6 Şubat depreminin ardından Malatya'nın çehresi değişti.

Çehresi değişti derken, Malatya’mızın demografik yapısı başta olmak üzere, insanı, yaşamı, kısaca yaşama dair ne varsa hepsi depremle birlikte darmadağın oldu.

Kısaca deprem sonrasında sanki görünmez bir el yaşama dair ne varsa her şeyi tersine çevirdi.

Kısaca en göze çarpanı köşe başlarını, yol kenarlarını, Malatyalı olmayan, Malatya’yı bilmeyen, tanımayan esnaflar doldurdu.

Vatandaş, artık bunlara çeki düzen vermenin zamanı gelmedi mi? diye sormaya başladı.

Çözüm için her kafadan ayrı bir ses çıkıyor.

Birçok Malatyalı “Malatya'nın esnafına öncelik tanınmalı. Malatya'nın şoförü,  Malatya'nın pazarcısı, Malatya'nın insanı çalışmalı ve ilin kalkınmasına katkı sunmalı” diye yetkililere sesleniyor ve ardından da ekliyor. “Malatya esnafı insaflı olur. 3 kuruşluk malı 5 kuruşa satmaz. Fırsatçılık yapmaz. Paran yoksa canın sağ olsun al götür. Sonra verirsin der. Unutursan da helal olsun diye arkanızdan seslenir” şeklinde görüşlerini paylaşıyor.

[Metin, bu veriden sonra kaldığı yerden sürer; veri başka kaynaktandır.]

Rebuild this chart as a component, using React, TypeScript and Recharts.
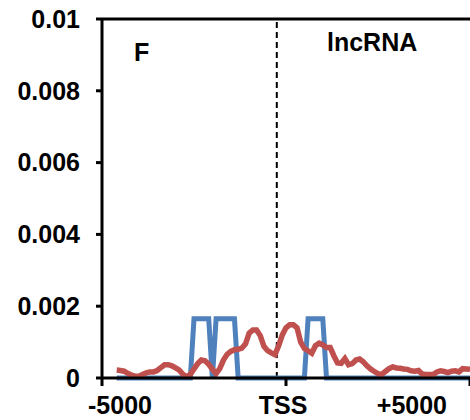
import { LineChart, Line, XAxis, YAxis, ReferenceLine } from "recharts"

// bin positions relative to TSS (bp)
const positions = [
  -4600, -4500, -4400, -4300, -4200, -4100, -4000, -3900, -3800, -3700,
  -3600, -3500, -3400, -3300, -3200, -3100, -3000, -2900, -2800, -2700,
  -2600, -2500, -2400, -2300, -2200, -2100, -2000, -1900, -1800, -1700,
  -1600, -1500, -1400, -1300, -1200, -1100, -1000, -900, -800, -700,
  -600, -500, -400, -300, -200, -100, 0, 100, 200, 300,
  400, 500, 600, 700, 800, 900, 1000, 1100, 1200, 1300,
  1400, 1500, 1600, 1700, 1800, 1900, 2000, 2100, 2200, 2300,
  2400, 2500, 2600, 2700, 2800, 2900, 3000, 3100, 3200, 3300,
  3400, 3500, 3600, 3700, 3800, 3900, 4000, 4100, 4200, 4300,
  4400, 4500, 4600, 4700, 4800, 4900, 5000,
]

const blueValues = [
  0, 0, 0, 0, 0, 0, 0, 0, 0, 0,
  0, 0, 0, 0, 0, 0, 0, 0, 0, 0,
  0, 0.00165, 0.00165, 0.00165, 0.00165, 0.00165, 0, 0.00165, 0.00165, 0.00165,
  0.00165, 0.00165, 0.00165, 0, 0, 0, 0, 0, 0, 0,
  0, 0, 0, 0, 0, 0, 0, 0, 0, 0,
  0, 0, 0.00165, 0.00165, 0.00165, 0.00165, 0.00165, 0, 0, 0,
  0, 0, 0, 0, 0, 0, 0, 0, 0, 0,
  0, 0, 0, 0, 0, 0, 0, 0, 0, 0,
  0, 0, 0, 0, 0, 0, 0, 0, 0, 0,
  0, 0, 0, 0, 0, 0, 0,
]

const redValues = [
  0.00022, 0.00021, 0.00019, 0.00013, 0.00008, 0.00005, 0.00005, 0.0001, 0.00014, 0.00017,
  0.00017, 0.00021, 0.00029, 0.00037, 0.00037, 0.00034, 0.00028, 0.00022, 0.0001, 0.00004,
  0.0001, 0.00025, 0.0004, 0.0005, 0.00048, 0.00038, 0.00024, 0.00012, 0.00026, 0.0005,
  0.00066, 0.00074, 0.00079, 0.0008, 0.00083, 0.00095, 0.00125, 0.00134, 0.00134, 0.00118,
  0.00088, 0.00076, 0.0007, 0.00065, 0.0009, 0.0012, 0.0014, 0.00148, 0.00148, 0.0014,
  0.001, 0.00082, 0.00076, 0.00069, 0.0009, 0.00097, 0.00092, 0.00085, 0.00085, 0.00062,
  0.00042, 0.00041, 0.00054, 0.00037, 0.0004, 0.0005, 0.00053, 0.00045, 0.00034, 0.00025,
  0.00018, 0.00012, 0.0001, 0.00018, 0.00026, 0.00031, 0.00028, 0.00027, 0.00025, 0.00024,
  0.0002, 0.00019, 0.00021, 0.00011, 0.0001, 0.0001, 0.0001, 0.00017, 0.0002, 0.00018,
  0.00015, 0.00019, 0.0002, 0.00017, 0.00026, 0.00025, 0.00024,
]

const xTicks = [-5000, 0, 5000]
const xTickLabels = ["-5000", "TSS", "+5000"]
const yTicks = [0, 0.002, 0.004, 0.006, 0.008, 0.01]
const tssLinePos = -250

const chartData = positions.map((pos, i) => ({
  pos,
  blue: blueValues[i],
  red: redValues[i],
}))

const font = "Arial, 'Liberation Sans', sans-serif"

const XTick = (props: any) => {
  const { x, y, index } = props
  const anchors = ["start", "middle", "end"]
  const shifts = [-14, -3, -7]
  return (
    <text
      x={x + shifts[index]}
      y={y + 26}
      textAnchor={anchors[index]}
      fontFamily={font}
      fontWeight="bold"
      fontSize={25}
      fill="#000"
    >
      {xTickLabels[index]}
    </text>
  )
}

export default function App() {
  return (
    <div style={{ position: "absolute", left: 0, top: 0, width: 470, height: 420, background: "#fff" }}>
      <LineChart width={470} height={420} data={chartData} margin={{ top: 19, right: 0, bottom: 0, left: 0 }}>
        <XAxis
          dataKey="pos"
          type="number"
          domain={[-5000, 5000]}
          ticks={xTicks}
          tick={<XTick />}
          tickSize={8}
          height={42}
          axisLine={{ stroke: "#000", strokeWidth: 3 }}
          tickLine={{ stroke: "#000", strokeWidth: 3 }}
        />
        <YAxis
          type="number"
          domain={[0, 0.01]}
          ticks={yTicks}
          width={102}
          tickSize={6}
          tickMargin={16}
          axisLine={{ stroke: "#000", strokeWidth: 3 }}
          tickLine={{ stroke: "#000", strokeWidth: 3 }}
          tick={{ fill: "#000", fontFamily: font, fontWeight: "bold", fontSize: 25 }}
        />
        <ReferenceLine y={0.01} stroke="#000" strokeWidth={3} />
        <ReferenceLine x={tssLinePos} stroke="#000" strokeWidth={2} strokeDasharray="6 4" />
        <Line type="linear" dataKey="blue" stroke="#4F81BD" strokeWidth={5} dot={false} isAnimationActive={false} />
        <Line type="linear" dataKey="red" stroke="#C0504D" strokeWidth={5.5} dot={false} isAnimationActive={false} />
      </LineChart>
      <div style={{ position: "absolute", left: 134, top: 38, fontFamily: font, fontWeight: "bold", fontSize: 25 }}>F</div>
      <div style={{ position: "absolute", left: 327, top: 28, fontFamily: font, fontWeight: "bold", fontSize: 25 }}>lncRNA</div>
    </div>
  )
}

Her şey bir yana bir de ithal dilencilerimiz oldu.

Etraf nereli olduğunu bilmediğimiz ve Malatyalı olmadığından emin olduğumuz organize dilenciler ile etrafın dopdolu olduğunu gözlemliyoruz.

Daha önce de bunları görüyorduk.

Ancak deprem sonrasında hem sayıları hem de etkinlikleri arttı.

Sabahları servis araçlarıyla, Elemendik’ten Dilek yol ayrımına kadar, Çöşnük’ten Üniversite kavşağına,  Fahri Kayahan’dan, Şehir Mezarlığı kavşağına kadar, kavşaklar küçük çocuklarla dolu. 

Yaşanan bu durumdan herkes rahatsız, herkes tedirgin bu böylece biline…

Konunun çözümü için ilimizin yöneticileri elbette ki çalışmaları vardır.

STK temsilcilerini de işin içine katarak elbirliği ile bir çalışma yapılması gerekir.

Bu konunun çözümü için emniyet birimlerimize ve zabıtalarımıza da çok iş düştüğü kanaatindeyiz. Allah herkesin yardımcısı olsun.

Bu vesile ile ilimize yeni atanan ve göreve başlayan Emniyet Müdürümüze ve çalışma arkadaşlarına da kolaylıklar ve başarılar diliyorum.